The Wall Street Journal reports that the company is jettisoning its travel site Jetsetter. And in hopes of a quick sale, the company is offering a 50 percent discount to boot!
WSJ says that Gilt’s owners had been seeking around $100 million for the site, but would settle for half that amount. The problem is, no one seems to be interested. One person who looked at the site called the asking price “too high” and the business model “too inefficient.”
The reason for the sale; money, of course, or the lack of it to be precise.
Growing pressure from investors to increase revenue forced the company to reach outside its wheelhouse into new markets, none of which have become profitable. If that sounds a little like what’s happened with Facebook since its IPO, it’s the same dynamic. Borrowed money brings with it added pressure to show a profit.
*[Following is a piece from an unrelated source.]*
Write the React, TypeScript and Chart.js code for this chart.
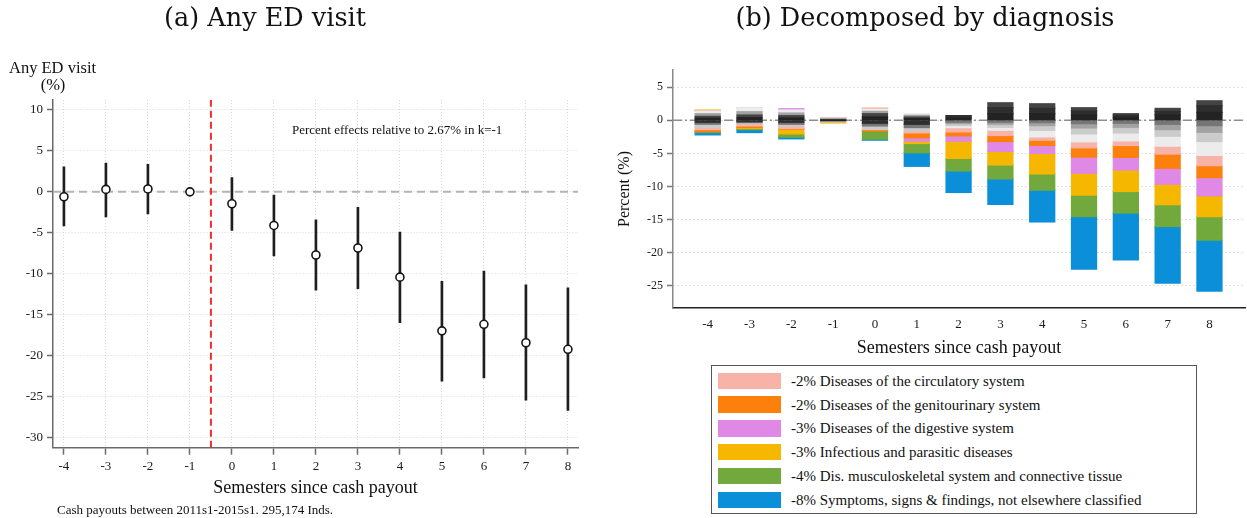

In Gilt’s case, it’s a problem the company has wrestled with since its inception in 2007 to no avail.
Jetsetter is not the only one of its sites Gilt has unloaded. According to the Journal, the company has plans to close Park & Bond, its full-price luxury men’s apparel business. It has also cut back on editorial content at Gilt Taste, a full-price food business, said the WSJ.
It’s a catch 22: without investment, companies can’t grow; with investment, they have to, which often leads to bad decision making.
All in all, these are troublesome days for the startup. Jetsetter’s former CEO Drew Peterson left in May and no one has come along to replace him. That’s been accompanied by increased staff turnover and lowered morale.
But don’t count the company out just yet. Expectations are that Gilt will file for an IPO in 2013 – which could explain its housecleaning efforts – and the company is hoping to break even by the end of this year.